Paul Friederiszick, Moderating Globalization: Is There a Role for Antitrust Law? A Comparison of the Relevance of Entry, Expansion and Imports in US and EU Merger Proceedings

This paper attempts to locate the issue of innovation and foreign entry, in particular new entrants from China, in recent US and EU merger decisions. In the first part, the paper examines to what extend US and EU authorities considered foreign entry in recent major merger decisions such as Bayer/Monsanto, Dow/DuPont and ChemChina/Syngenta. The outcome of this short analysis shows that the EU Commission has in recent years begun to accept the argument of foreign entry, in particular from China, as long as the market shares of the merging parties are not too high. The US has not explicitly discussed the question of foreign entry in the above-named decisions. However, in the case Whirlpool/Maytag the US authorities accepted, despite high market shares of the parties, the argument of foreign entry and approved the merger. With regards to innovation, entry into future product markets is not considered favourable to the merging parties by the EU Commission. ‘Innovation competition’ or early ‘pipeline products’ is rather used as an argument to demonstrate that the merging parties hold market power in product markets in the future. Based on the selected case law, the US authorities, by contrast, did recognize entry into future product markets as an argument in favour of the merging parties.

In its second part, the paper looks at the pros and cons of forming ‘national champions’ and discusses competition law enforcement in light of the numerous and politically powerful Chinese state-owned enterprises (SOEs).

Paolo Siciliani, Anticompetitive Financial Leverage: In Search of a Theory of Harm

The corporate capital structure of firms has come under scrutiny by competition authorities lately, especially with respect to the role of financial investors such as private equity firms. The main concern seems to be that highly indebted firms are not only less resilient, but also, perhaps wilfully, less able to compete. However, a clear theory of anticompetitive harm underpinning competition law enforcement seems to be lacking. This article tries to fill this gap by first reviewing the extant theoretical and empirical literature on how debt affect firms’ strategies and, thus, market outcomes. The general consensus is that a high level of debt induces a weakening of the competitive stance of the borrowing firm, which can be exploited by financially-unconstrained rivals.

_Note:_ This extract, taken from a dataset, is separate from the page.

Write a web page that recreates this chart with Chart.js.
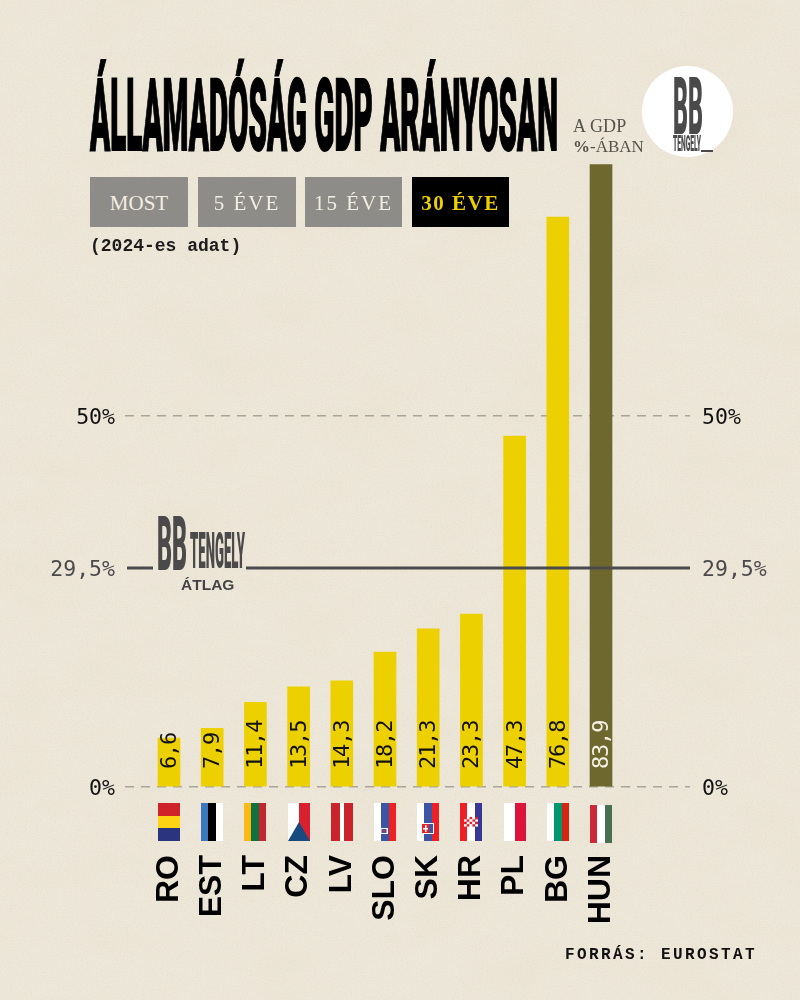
<!DOCTYPE html>
<html lang="hu">
<head>
<meta charset="utf-8">
<title>Államadóság GDP arányosan</title>
<script src="https://cdn.jsdelivr.net/npm/chart.js@4"></script>
<style>
    html, body { margin: 0; padding: 0; }
    body {
        position: relative;
        width: 800px;
        height: 1000px;
        overflow: hidden;
        background-color: #eee8da;
    }
    #paper { position: absolute; left: 0; top: 0; width: 800px; height: 1000px; }
    #chart { position: absolute; left: 0; top: 0; }
    .txt { position: absolute; white-space: nowrap; line-height: 1; }
    .squash { font-family: Roboto, "Liberation Sans", sans-serif; font-weight: 900; transform-origin: 0 0; }
    .mono { font-family: "Liberation Mono", monospace; }
    .slab { font-family: "Liberation Serif", serif; }
    .btn {
        position: absolute;
        top: 177px;
        height: 50px;
        line-height: 52px;
        text-align: center;
        font-family: "Liberation Serif", serif;
        font-size: 21px;
        letter-spacing: 2px;
        background: #8e8c88;
        color: #f3eee2;
    }
    .btn.active { background: #000; color: #ecd000; font-weight: bold; letter-spacing: 1.5px; }
    #circle { position: absolute; left: 642px; top: 66px; width: 91px; height: 91px; border-radius: 50%; background: #fff; }
    #underscore { position: absolute; left: 701px; top: 150px; width: 12px; height: 1.5px; background: #4a4a4a; }
</style>
</head>
<body>
<svg id="paper" xmlns="http://www.w3.org/2000/svg">
    <filter id="grain">
        <feTurbulence type="fractalNoise" baseFrequency="0.8" numOctaves="3" seed="7"/>
        <feColorMatrix type="matrix" values="0 0 0 0 0.55  0 0 0 0 0.47  0 0 0 0 0.35  0 0 0 1.2 -0.5"/>
    </filter>
    <filter id="mottle">
        <feTurbulence type="fractalNoise" baseFrequency="0.012 0.02" numOctaves="4" seed="11"/>
        <feColorMatrix type="matrix" values="0 0 0 0 0.72  0 0 0 0 0.64  0 0 0 0 0.5  0 0 0 1.2 -0.5"/>
    </filter>
    <rect width="800" height="1000" filter="url(#mottle)" opacity="0.22"/>
    <rect width="800" height="1000" filter="url(#grain)" opacity="0.28"/>
</svg>

<canvas id="chart" width="800" height="1000"></canvas>

<div class="txt squash" data-w="468" style="left:90px;top:65.9px;font-size:100px;color:#000;-webkit-text-stroke:2px #000;">ÁLLAMADÓSÁG GDP ARÁNYOSAN</div>
<div class="txt slab" style="left:573px;top:117px;font-size:18px;letter-spacing:0.2px;color:#55524c;">A GDP</div>
<div class="txt slab" style="left:573px;top:138px;font-size:17px;color:#55524c;"><b>%</b>-ÁBAN</div>

<div id="circle"></div>
<div class="txt squash" data-w="30" style="left:673px;top:66.7px;font-size:80px;color:#4a4a4a;">BB</div>
<div class="txt squash" data-w="28" style="left:673px;top:132px;font-size:22.5px;color:#4a4a4a;">TENGELY</div>
<div id="underscore"></div>

<div class="btn" style="left:90px;width:98px;letter-spacing:0;">MOST</div>
<div class="btn" style="left:198px;width:98px;">5 ÉVE</div>
<div class="btn" style="left:305px;width:97px;">15 ÉVE</div>
<div class="btn active" style="left:412px;width:97px;">30 ÉVE</div>
<div class="txt mono" style="left:90px;top:237px;font-size:18px;font-weight:bold;color:#1c1c1c;">(2024-es adat)</div>

<div class="txt squash" data-w="30" style="left:157px;top:506px;font-size:76px;color:#4a4a4a;">BB</div>
<div class="txt squash" data-w="55" style="left:190px;top:526px;font-size:50.6px;color:#4a4a4a;">TENGELY</div>
<div class="txt" style="left:181px;top:576.5px;font-family:'Liberation Sans',sans-serif;font-weight:bold;font-size:15.5px;color:#444;">ÁTLAG</div>

<div class="txt mono" style="left:565px;top:947px;font-size:16px;font-weight:bold;letter-spacing:2.4px;color:#111;">FORRÁS: EUROSTAT</div>

<script>
const categories = ["RO", "EST", "LT", "CZ", "LV", "SLO", "SK", "HR", "PL", "BG", "HUN"];
const debtValues = [6.6, 7.9, 11.4, 13.5, 14.3, 18.2, 21.3, 23.3, 47.3, 76.8, 83.9];
const valueLabels = ["6,6", "7,9", "11,4", "13,5", "14,3", "18,2", "21,3", "23,3", "47,3", "76,8", "83,9"];
const yTicks = [0, 29.5, 50];
const yTickLabels = ["0%", "29,5%", "50%"];
const averageValue = 29.5;

const YELLOW = "#ecd000";
const OLIVE = "#6e682e";
const DARK = "#4a4a4c";

// flags are stripes, left to right unless the flag is "rows"
const flags = {
    RO: { rows: true, c: ["#d02229", "#fdd314", "#2b347f"] },
    EST: { c: ["#3a78bf", "#000000", "#ffffff"] },
    LT: { c: ["#fdb913", "#0f7040", "#c1272d"] },
    CZ: { c: ["#ffffff", "#d9202f"], triangle: "#174a7e" },
    LV: { c: ["#c9242b", "#c9242b", "#ffffff", "#c9242b", "#c9242b"] },
    SLO: { c: ["#ffffff", "#3c55a5", "#ed2024"], crest: "slo" },
    SK: { c: ["#ffffff", "#3c55a5", "#ed2024"], crest: "sk" },
    HR: { c: ["#ee2024", "#ffffff", "#373795"], crest: "hr" },
    PL: { c: ["#ffffff", "#dc143c"] },
    BG: { c: ["#ffffff", "#00966e", "#d62612"] },
    HUN: { c: ["#ce2939", "#ffffff", "#477050"], shift: 2 },
};

function drawCrest(ctx, kind, cx, top) {
    if (kind === "slo") {
        ctx.fillStyle = "#ffffff";
        ctx.fillRect(cx - 5, top + 25, 8, 6);
        ctx.fillStyle = "#3c55a5";
        ctx.fillRect(cx - 3.5, top + 26, 5, 4);
        ctx.fillStyle = "#ed2024";
        ctx.fillRect(cx - 2, top + 27, 2, 2);
    } else if (kind === "sk") {
        ctx.fillStyle = "#ffffff";
        ctx.fillRect(cx - 7, top + 20, 13, 11);
        ctx.fillStyle = "#ed2024";
        ctx.fillRect(cx - 6, top + 21, 7, 9);
        ctx.fillStyle = "#3c55a5";
        ctx.fillRect(cx + 1, top + 21, 4, 9);
        ctx.fillStyle = "#ffffff";
        ctx.fillRect(cx - 3, top + 22, 1.5, 7);
        ctx.fillRect(cx - 5, top + 25, 5, 1.5);
    } else if (kind === "hr") {
        for (let r = 0; r < 4; r++) {
            for (let q = 0; q < 5; q++) {
                ctx.fillStyle = (r + q) % 2 ? "#ffffff" : "#e0202a";
                ctx.fillRect(cx - 7 + q * 2.8, top + 14 + r * 2.4, 2.8, 2.4);
            }
        }
    }
}

const flagPlugin = {
    id: "flags",
    afterDraw(chart) {
        const ctx = chart.ctx;
        const x = chart.scales.x;
        const w = 22, h = 38, top = 803;
        categories.forEach((name, i) => {
            const f = flags[name];
            const cx = x.getPixelForValue(i);
            const left = Math.round(cx - w / 2);
            const y0 = top + (f.shift || 0);
            const n = f.c.length;
            ctx.save();
            f.c.forEach((col, k) => {
                ctx.fillStyle = col;
                if (f.rows) {
                    ctx.fillRect(left, y0 + Math.round(k * h / n), w, Math.round((k + 1) * h / n) - Math.round(k * h / n));
                } else {
                    ctx.fillRect(left + Math.round(k * w / n), y0, Math.round((k + 1) * w / n) - Math.round(k * w / n), h);
                }
            });
            if (f.triangle) {
                ctx.fillStyle = f.triangle;
                ctx.beginPath();
                ctx.moveTo(left, y0 + h);
                ctx.lineTo(left + w / 2, y0 + 19);
                ctx.lineTo(left + w, y0 + h);
                ctx.closePath();
                ctx.fill();
            }
            if (f.crest) drawCrest(ctx, f.crest, left + w / 2, y0);
            ctx.restore();
        });
    },
};

// the values inside the bars, turned 90 degrees, all starting at the same height
const valueLabelPlugin = {
    id: "valueLabels",
    afterDatasetsDraw(chart) {
        const ctx = chart.ctx;
        const x = chart.scales.x;
        const base = chart.scales.y.getPixelForValue(0) - 18;
        ctx.save();
        ctx.font = '22px "DejaVu Sans Mono", monospace';
        ctx.letterSpacing = "-1.2px";
        ctx.textAlign = "left";
        ctx.textBaseline = "alphabetic";
        valueLabels.forEach((label, i) => {
            ctx.save();
            ctx.translate(x.getPixelForValue(i), base);
            ctx.rotate(-Math.PI / 2);
            ctx.fillStyle = i === valueLabels.length - 1 ? "#f5f1e6" : "#111111";
            ctx.fillText(label, 0, 7);
            ctx.restore();
        });
        ctx.restore();
    },
};

// average line goes over the bars and leaves a gap for the logo
const averagePlugin = {
    id: "averageLine",
    afterDatasetsDraw(chart) {
        const ctx = chart.ctx;
        const area = chart.chartArea;
        const y = chart.scales.y.getPixelForValue(averageValue);
        ctx.save();
        ctx.strokeStyle = DARK;
        ctx.lineWidth = 3;
        ctx.beginPath();
        ctx.moveTo(area.left + 2, y);
        ctx.lineTo(153, y);
        ctx.moveTo(246, y);
        ctx.lineTo(area.right, y);
        ctx.stroke();
        ctx.restore();
    },
};

function tickColor(ctx) {
    return ctx.tick && ctx.tick.value === averageValue ? DARK : "#111111";
}

function useFixedTicks(scale) {
    scale.ticks = yTicks.map((v) => ({ value: v }));
}

function tickText(value) {
    return yTickLabels[yTicks.indexOf(value)];
}

new Chart(document.getElementById("chart"), {
    type: "bar",
    data: {
        datasets: [
            {
                data: debtValues.map((v, i) => ({ x: i, y: v })),
                backgroundColor: debtValues.map((v, i) => (i === debtValues.length - 1 ? OLIVE : YELLOW)),
                barThickness: 22,
                yAxisID: "y",
            },
        ],
    },
    options: {
        responsive: false,
        animation: false,
        layout: { padding: { top: 45, left: 0, right: 0, bottom: 0 } },
        plugins: { legend: { display: false }, tooltip: { enabled: false }, title: { display: false } },
        scales: {
            x: {
                type: "linear",
                offset: false,
                min: -1.0185,
                max: 12.06,
                grid: { display: false, drawTicks: false },
                border: { display: false },
                afterBuildTicks(scale) {
                    scale.ticks = categories.map((c, i) => ({ value: i }));
                },
                afterFit(scale) {
                    scale.height = 213;
                },
                ticks: {
                    autoSkip: false,
                    minRotation: 90,
                    maxRotation: 90,
                    padding: 68,
                    color: "#000000",
                    font: { family: '"Liberation Sans", sans-serif', weight: "bold", size: 32 },
                    callback: (value) => categories[value],
                },
            },
            y: {
                position: "left",
                min: 0,
                max: 100,
                border: { display: false, dash: [9, 7] },
                grid: {
                    drawTicks: false,
                    lineWidth: 1.5,
                    color: (ctx) => (ctx.tick && ctx.tick.value === averageValue ? "rgba(0,0,0,0)" : "#a9a59b"),
                },
                afterBuildTicks: useFixedTicks,
                afterFit(scale) {
                    scale.width = 125;
                },
                ticks: {
                    padding: 10,
                    labelOffset: 2,
                    color: tickColor,
                    font: { family: '"DejaVu Sans Mono", monospace', size: 21.5 },
                    callback: tickText,
                },
            },
            yRight: {
                position: "right",
                min: 0,
                max: 100,
                border: { display: false },
                grid: { display: false, drawTicks: false },
                afterBuildTicks: useFixedTicks,
                afterFit(scale) {
                    scale.width = 110;
                },
                ticks: {
                    padding: 12,
                    labelOffset: 2,
                    color: tickColor,
                    font: { family: '"DejaVu Sans Mono", monospace', size: 21.5 },
                    callback: tickText,
                },
            },
        },
    },
    plugins: [flagPlugin, valueLabelPlugin, averagePlugin],
});

// squeeze the heavy display text to its width, there is no condensed font installed
document.querySelectorAll(".squash").forEach((el) => {
    const target = parseFloat(el.dataset.w || 0);
    if (target) el.style.transform = "scaleX(" + target / el.getBoundingClientRect().width + ")";
});
</script>
</body>
</html>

Therefore, the unilateral adoption of a high level of financial leverage is irrational unless it is reciprocated by rival firms. Ultimately, though, this theory of harm does not provide a robust basis for enforcement – on either and ex-ante basis under merger control, or ex-post basis under competition law – due to the existence of legitimate alternative explanations for the use of financial leverage.

Stavros Makris, Responsive Competition Law Enforcement: Lessons from the Greek Competition Authority

According to the conventional view competition law differs from regulation in that it is applied ex post, through proscriptions, and in a ‘crime-tort’ fashion. From this angle, when competition enforcers intervene ex ante, in a prophylactic manner, and employ prescriptive tools, they inappropriately transform competition law into ‘regulatory antitrust’. The present study challenges this view arguing that modern competition law intervention has moved beyond the crimetort enforcement model and aspires to be ‘responsive’. This means that modern enforcers intervene ex ante and ex post, use prescriptive and proscriptive tools, and impose restorative and prophylactic remedies to ensure that the law is applied effectively. The works of the Greek Competition Authority offer a case study to illustrate this point. This authority has been utilizing a plurality of tools and enforcement strategies to enhance compliance and deterrence, and apply the law responsively. However, enforcement that aspires to be responsive may create problems of over-enforcement or under-enforcement, be vulnerable to regulatory failures or undermine Rule-of-Law principles. For this reason, this study draws on responsive regulation theory to make fourteen recommendations on how to address these challenges and ensure truly responsive enforcement.

Minakshi Ghosh & Souvik Chatterji, A Paradigm Shift in Indian Competition Regime Vis-A-Vis Restructured Adjudicatory Institution

In the recent past Indian government policy relating to the reform of the tribunals has raised debate amongst researchers, policy makers, judiciary and stake holders. However, this reform was never called for in respect of Indian competition law, despite many instances of discord between the relevant adjudicatory and regulatory bodies. Significant time and effort is required to develop an appropriate jurisdiction specific antitrust regime, which is distinct from that required in respect of other sectoral tribunals. Any structural reform pertaining to a developing competition jurisdiction can have a serious impact on its performance and the disposal rate of competition cases.

In this paper a substantial performance analysis has been carried out from the perspective of the pre and post restructured adjudicatory institution of competition regulatory body. Ultimately, it is concluded that the reform has resulted in a steady reduction in the performance of the Indian competition enforcement system, thus calling for reconsideration of the reestablishment of a dedicated competition law adjudicatory institution.